Work to complete ::
Repeat everything from the first line of the listing below through the line that contains "const categories = ['Group", exactly. Leave out pictures.
===
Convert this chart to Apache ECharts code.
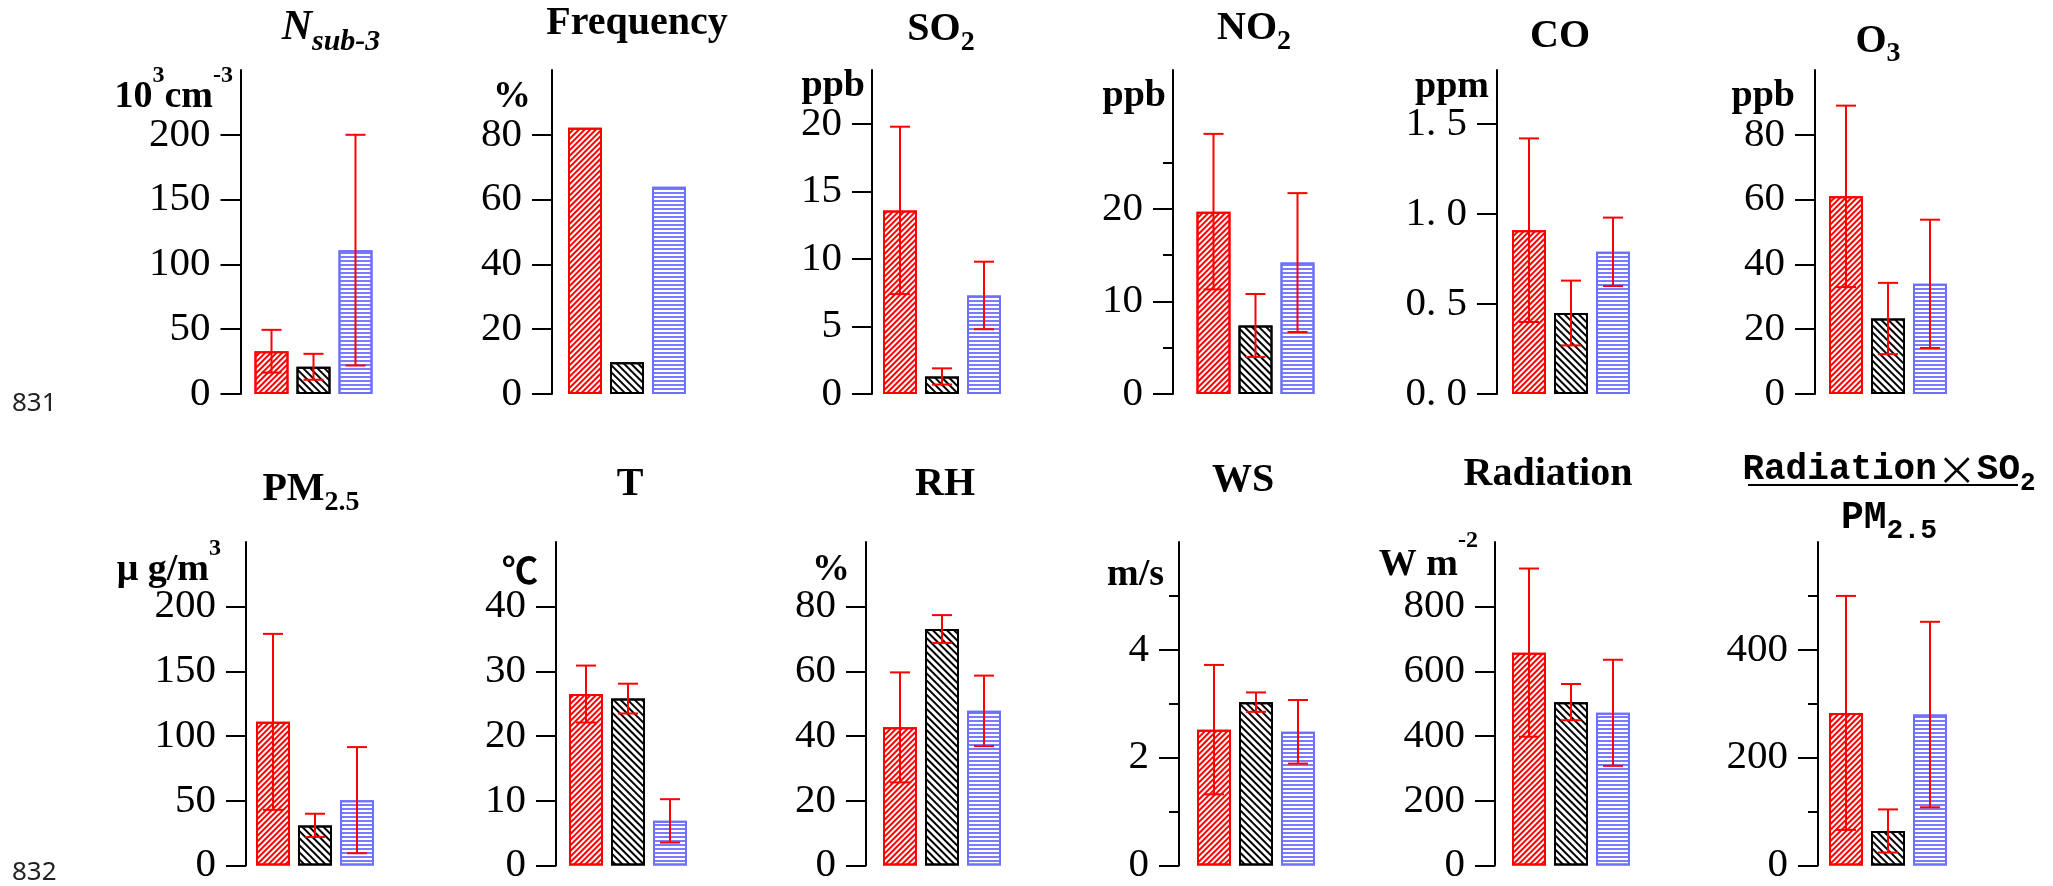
<!DOCTYPE html>
<html>
<head>
<meta charset="utf-8">
<script src="https://cdn.jsdelivr.net/npm/echarts@6/dist/echarts.min.js"></script>
<style>
  html, body { margin: 0; padding: 0; background: #fff; }
  #chart { width: 2053px; height: 886px; }
</style>
</head>
<body>
<div id="chart"></div>
<script>
// three groups shown in every panel (red / black / blue bars)
const categories = ['Group 1', 'Group 2', 'Group 3'];

// mean values and standard deviations
const nsubMean = [33, 21, 111];
const nsubSd = [16.5, 10, 89];
const freqMean = [82.2, 9.8, 64.0];
const so2Mean = [13.6, 1.3, 7.3];
const so2Sd = [6.2, 0.6, 2.5];
const no2Mean = [19.7, 7.4, 14.2];
const no2Sd = [8.4, 3.4, 7.5];
const coMean = [0.91, 0.45, 0.79];
const coSd = [0.51, 0.18, 0.19];
const o3Mean = [61, 23.3, 34];
const o3Sd = [28, 11, 19.8];
const pmMean = [111, 31, 50.5];
const pmSd = [68, 9, 41];
const tMean = [26.5, 25.8, 6.9];
const tSd = [4.4, 2.3, 3.35];
const rhMean = [42.7, 73.1, 47.8];
const rhSd = [17, 4.3, 10.9];
const wsMean = [2.52, 3.03, 2.48];
const wsSd = [1.2, 0.18, 0.59];
const radMean = [658, 505, 472];
const radSd = [260, 56, 164];
const ratioMean = [283, 64, 280];
const ratioSd = [217, 40, 172];

// tick values
const nsubTicks = [0, 50, 100, 150, 200];
const freqTicks = [0, 20, 40, 60, 80];
const so2Ticks = [0, 5, 10, 15, 20];
const no2Ticks = [0, 10, 20];
const no2Minor = [5, 15, 25];
const coTicks = [0, 0.5, 1, 1.5];
const o3Ticks = [0, 20, 40, 60, 80];
const pmTicks = [0, 50, 100, 150, 200];
const tTicks = [0, 10, 20, 30, 40];
const rhTicks = [0, 20, 40, 60, 80];
const wsTicks = [0, 2, 4];
const wsMinor = [1, 3, 5];
const radTicks = [0, 200, 400, 600, 800];
const ratioTicks = [0, 200, 400];
const ratioMinor = [100, 300, 500];

const panels = [
  { mean: nsubMean, sd: nsubSd, max: 250, ticks: nsubTicks },
  { mean: freqMean, sd: null, max: 100, ticks: freqTicks },
  { mean: so2Mean, sd: so2Sd, max: 24, ticks: so2Ticks },
  { mean: no2Mean, sd: no2Sd, max: 35, ticks: no2Ticks, minor: no2Minor },
  { mean: coMean, sd: coSd, max: 1.8, ticks: coTicks, fmt: v => v.toFixed(1).replace('.', '. ') },
  { mean: o3Mean, sd: o3Sd, max: 100, ticks: o3Ticks },
  { mean: pmMean, sd: pmSd, max: 250, ticks: pmTicks },
  { mean: tMean, sd: tSd, max: 50, ticks: tTicks },
  { mean: rhMean, sd: rhSd, max: 100, ticks: rhTicks },
  { mean: wsMean, sd: wsSd, max: 6, ticks: wsTicks, minor: wsMinor },
  { mean: radMean, sd: radSd, max: 1000, ticks: radTicks },
  { mean: ratioMean, sd: ratioSd, max: 600, ticks: ratioTicks, minor: ratioMinor }
];

// layout (pixels)
const axisX = [240.5, 552, 872, 1173, 1497, 1815, 246, 556, 866, 1179, 1495, 1818];
const barLeft = [253.5, 567, 882, 1195.5, 1511, 1828, 255, 568, 882, 1196, 1511, 1828];

const barStyles = [
  { color: '#fff', borderColor: '#ff0000', borderWidth: 2,
    decal: { symbol: 'rect', symbolSize: 1, color: '#ff0000', dashArrayX: [1, 0], dashArrayY: [2, 2], rotation: -Math.PI / 4 } },
  { color: '#fff', borderColor: '#000', borderWidth: 2,
    decal: { symbol: 'rect', symbolSize: 1, color: '#000', dashArrayX: [1, 0], dashArrayY: [2, 3], rotation: Math.PI / 4 } },
  { color: '#fff', borderColor: '#6f6fff', borderWidth: 2,
    decal: { symbol: 'rect', symbolSize: 1, color: '#7b7bff', dashArrayX: [1, 0], dashArrayY: [2, 2], rotation: 0 } }
];

function errorBar(params, api) {
  const top = api.coord([api.value(0), api.value(2)]);
  const bot = api.coord([api.value(0), api.value(1)]);
  const style = { stroke: '#ff0000', lineWidth: 2 };
  const hw = 10;
  return {
    type: 'group',
    children: [
      { type: 'line', shape: { x1: top[0], y1: top[1], x2: bot[0], y2: bot[1] }, style },
      { type: 'line', shape: { x1: top[0] - hw, y1: top[1], x2: top[0] + hw, y2: top[1] }, style },
      { type: 'line', shape: { x1: bot[0] - hw, y1: bot[1], x2: bot[0] + hw, y2: bot[1] }, style }
    ]
  };
}

const grids = [], xAxes = [], yAxes = [], series = [];
panels.forEach((p, i) => {
  const row = i < 6 ? 0 : 1;
  const top = row ? 542 : 70;
  const bottom = row ? 867 : 394;
  const left = barLeft[i] - 3;
  const offset = left - axisX[i];
  grids.push({ left: left, top: top, width: 126, height: bottom - top });
  xAxes.push({ type: 'category', gridIndex: i, data: categories, show: false });
  const yi = yAxes.length;
  yAxes.push({
    type: 'value', gridIndex: i, position: 'left', min: 0, max: p.max, offset: offset,
    axisLine: { show: true, lineStyle: { color: '#000', width: 2 } },
    axisTick: { show: true, length: 20, customValues: p.ticks, lineStyle: { color: '#000', width: 2 } },
    axisLabel: {
      customValues: p.ticks, margin: 30, color: '#000',
      fontFamily: 'Liberation Serif', fontSize: 41,
      formatter: p.fmt || (v => String(v))
    },
    splitLine: { show: false }
  });
  if (p.minor) {
    yAxes.push({
      type: 'value', gridIndex: i, position: 'left', min: 0, max: p.max, offset: offset,
      axisLine: { show: false },
      axisTick: { show: true, length: 10, customValues: p.minor, lineStyle: { color: '#000', width: 2 } },
      axisLabel: { show: false },
      splitLine: { show: false }
    });
  }
  series.push({
    type: 'bar', xAxisIndex: i, yAxisIndex: yi, barWidth: 34,
    data: p.mean.map((v, k) => ({ value: v, itemStyle: barStyles[k] }))
  });
  if (p.sd) {
    series.push({
      type: 'custom', xAxisIndex: i, yAxisIndex: yi, z: 5,
      renderItem: errorBar,
      data: p.mean.map((v, k) => [k, v - p.sd[k], v + p.sd[k]])
    });
  }
});

const serif = 'Liberation Serif, DejaVu Serif, Noto Sans CJK SC';
const rich = {
  t: { fontFamily: serif, fontWeight: 'bold', fontSize: 40, fill: '#000', verticalAlign: 'middle' },
  i: { fontFamily: serif, fontWeight: 'bold', fontStyle: 'italic', fontSize: 42, fill: '#000', verticalAlign: 'middle' },
  si: { fontFamily: serif, fontWeight: 'bold', fontStyle: 'italic', fontSize: 30, fill: '#000', verticalAlign: 'middle', padding: [29, 0, 0, 0] },
  s: { fontFamily: serif, fontWeight: 'bold', fontSize: 28, fill: '#000', verticalAlign: 'middle', padding: [25, 0, 0, 0] },
  u: { fontFamily: serif, fontWeight: 'bold', fontSize: 38, fill: '#000', verticalAlign: 'middle' },
  c: { fontFamily: 'Noto Sans CJK SC', fontWeight: 'bold', fontSize: 36, fill: '#000', verticalAlign: 'middle' },
  p: { fontFamily: serif, fontWeight: 'bold', fontSize: 24, fill: '#000', verticalAlign: 'middle', padding: [0, 0, 42, 0] },
  p2: { fontFamily: serif, fontWeight: 'bold', fontSize: 24, fill: '#000', verticalAlign: 'middle', padding: [0, 0, 48, 0] },
  m: { fontFamily: 'Liberation Mono', fontWeight: 'bold', fontSize: 36, fill: '#000', verticalAlign: 'middle' },
  x: { fontFamily: 'Noto Sans CJK SC', fontSize: 40, fill: '#000', verticalAlign: 'middle' },
  mb: { fontFamily: 'Liberation Mono', fontWeight: 'bold', fontSize: 38, fill: '#000', verticalAlign: 'middle' },
  ms: { fontFamily: 'Liberation Mono', fontWeight: 'bold', fontSize: 26, fill: '#000', verticalAlign: 'middle', padding: [27, 0, 0, 0] },
  mbs: { fontFamily: 'Liberation Mono', fontWeight: 'bold', fontSize: 28, fill: '#000', verticalAlign: 'middle', padding: [25, 0, 0, 0] }
};

// titles: [centre x, middle y, rich text]
const titles = [
  [331, 28, '{i|N}{si|sub-3}'],
  [637, 24, '{t|Frequency}'],
  [941, 30, '{t|SO}{s|2}'],
  [1254, 29, '{t|NO}{s|2}'],
  [1560, 36.5, '{t|CO}'],
  [1878, 41.5, '{t|O}{s|3}'],
  [311, 490, '{t|PM}{s|2.5}'],
  [630, 485, '{t|T}'],
  [945, 485, '{t|RH}'],
  [1243, 480.5, '{t|WS}'],
  [1548, 475, '{t|Radiation}'],
  [1889, 469.5, '{m|Radiation}{x|×}{m|SO}{ms|2}'],
  [1889, 518.5, '{mb|PM}{mbs|2.5}']
];

// units: [right x, baseline y, rich text]
const units = [
  [233, 110, '{u|10}{p|3}{u|cm}{p|-3}'],
  [531, 110, '{u|%}'],
  [865, 99, '{u|ppb}'],
  [1166, 109, '{u|ppb}'],
  [1489, 100, '{u|ppm}'],
  [1795, 109, '{u|ppb}'],
  [221, 583, '{u|μ g/m}{p|3}'],
  [538, 583, '{c|℃}'],
  [850, 583, '{u|%}'],
  [1164, 588, '{u|m/s}'],
  [1478, 578, '{u|W m}{p2|-2}']
];

const graphic = [];
titles.forEach(t => graphic.push({
  type: 'text', x: t[0], y: t[1],
  style: { text: t[2], rich: rich, align: 'center', verticalAlign: 'middle' }
}));
units.forEach(u => graphic.push({
  type: 'text', x: u[0], y: u[1] - 12.8,
  style: { text: u[2], rich: rich, align: 'right', verticalAlign: 'middle' }
}));
graphic.push({ type: 'line', shape: { x1: 1748, y1: 485, x2: 2018, y2: 485 }, style: { stroke: '#000', lineWidth: 2 } });
graphic.push({ type: 'text', x: 12, y: 403.5, style: { text: '831', fontFamily: 'Noto Sans', fontSize: 26, fill: '#222', verticalAlign: 'middle' } });
graphic.push({ type: 'text', x: 12, y: 872.5, style: { text: '832', fontFamily: 'Noto Sans', fontSize: 26, fill: '#222', verticalAlign: 'middle' } });

const chart = echarts.init(document.getElementById('chart'));
chart.setOption({
  animation: false,
  backgroundColor: '#fff',
  grid: grids,
  xAxis: xAxes,
  yAxis: yAxes,
  series: series,
  graphic: graphic
});
</script>
</body>
</html>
===
Exercise answer ::
Convert this chart to Apache ECharts code.
<!DOCTYPE html>
<html>
<head>
<meta charset="utf-8">
<script src="https://cdn.jsdelivr.net/npm/echarts@6/dist/echarts.min.js"></script>
<style>
  html, body { margin: 0; padding: 0; background: #fff; }
  #chart { width: 2053px; height: 886px; }
</style>
</head>
<body>
<div id="chart"></div>
<script>
// three groups shown in every panel (red / black / blue bars)
const categories = ['Group 1', 'Group 2', 'Group 3'];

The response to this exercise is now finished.